Mineral Resources Minister Mosebenzi Zwane. File photo.
Image: Sizwe Ndingane

Delegates at a conference in Johannesburg have called for a new Mineral Resources Minister.

The delegates‚ who are from companies like Anglo American‚ Harmony Gold‚ Sibanye Gold‚ PWC and JP Morgan‚ KPMG and Standard Bank‚ cast their votes electronically ahead of the Joburg Indaba.

Among others‚ delegates were asked: The one thing you want the ANC-led government to do for mining?

Forty-one percent called for a new minister‚ while 26.6 percent called for the scrapping of the Mining Charter. A further 4.1 percent called for the Mineral and Petroleum Resources Development Bill to be passed.

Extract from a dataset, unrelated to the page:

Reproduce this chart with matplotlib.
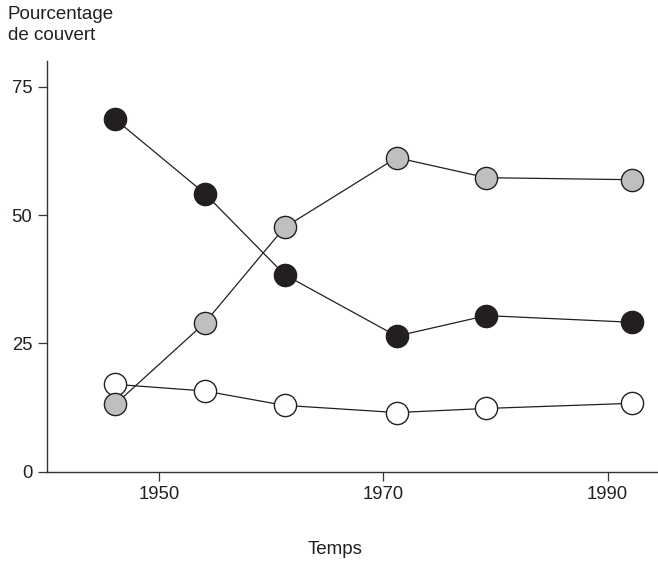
import matplotlib.pyplot as plt

# years of survey
annees = [1946.1, 1954.1, 1961.2, 1971.2, 1979.2, 1992.2]

# percentage cover for the three groups
couvert_noir = [68.7, 54.2, 38.4, 26.4, 30.4, 29.1]
couvert_gris = [13.1, 29.0, 47.6, 61.2, 57.3, 56.9]
couvert_blanc = [17.0, 15.7, 12.9, 11.5, 12.3, 13.3]

x_ticks = [1950, 1970, 1990]
y_ticks = [0, 25, 50, 75]

plt.rcParams['font.family'] = ['Liberation Sans', 'DejaVu Sans']

fig = plt.figure(figsize=(6.58, 5.62), dpi=100)
ax = fig.add_axes([0.071, 0.161, 0.929, 0.730])

line_kw = dict(color='#231f20', linewidth=0.9, markersize=16,
               markeredgecolor='#231f20', markeredgewidth=1.0)
ax.plot(annees, couvert_blanc, marker='o', markerfacecolor='white', zorder=3, **line_kw)
ax.plot(annees, couvert_gris, marker='o', markerfacecolor='#bfbfbf', zorder=4, **line_kw)
ax.plot(annees, couvert_noir, marker='o', markerfacecolor='#231f20', zorder=5, **line_kw)

ax.set_xlim(1940, 1994.5)
ax.set_ylim(0, 80)
ax.set_xticks(x_ticks)
ax.set_yticks(y_ticks)
ax.spines['top'].set_visible(False)
ax.spines['right'].set_visible(False)
for s in ['left', 'bottom']:
    ax.spines[s].set_color('#333333')
    ax.spines[s].set_linewidth(1.0)
ax.tick_params(direction='out', length=6.5, width=0.9, color='#333333',
               labelsize=13.3, labelcolor='#231f20', pad=4)

fig.text(0.012, 0.99, 'Pourcentage\nde couvert', ha='left', va='top',
         fontsize=13.5, color='#231f20', linespacing=1.35)
fig.text(335 / 658, 1 - 549 / 562, 'Temps', ha='center', va='center',
         fontsize=13.5, color='#231f20')

fig.savefig('out.png', dpi=100)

Other voting options included:

- Make industry pay for legacies

- Renegotiate the Charter

- Please love us!

The vote came amid a protracted standoff between Mineral Resources Minister Mosebenzi Zwane and mining companies over the Mining Charter‚ which the industry says threatens their survival.

Mkhize believed that new ways needed to be found to rebuild the mining industry by increasing the participation of black industrialists.

Quizzed by the media on delegates' call for a new mining minister‚ he stressed that the chairman of the Indaba had already admitted that the majority of the participants were Democratic Alliance constituencies.

In order to move forward and ensure the growth of the economy‚ one of the issues that needed to be tackled was the issue of state capture‚ Mkhize said.

He said the ANC had hoped to have a commission of inquiry into state capture concluded before its elective conference in December but this had been delayed by legalities.

Mkhize said thousands of leaked Gupta e-mails have been informative and investigations into their contents will hopefully lead to police investigations.

“Those e-mails have come with a lot of revelations that we knew nothing about. If there is a proper judicial of inquiry‚ we can say South Africans can put the issue to rest‚” Mkhize said.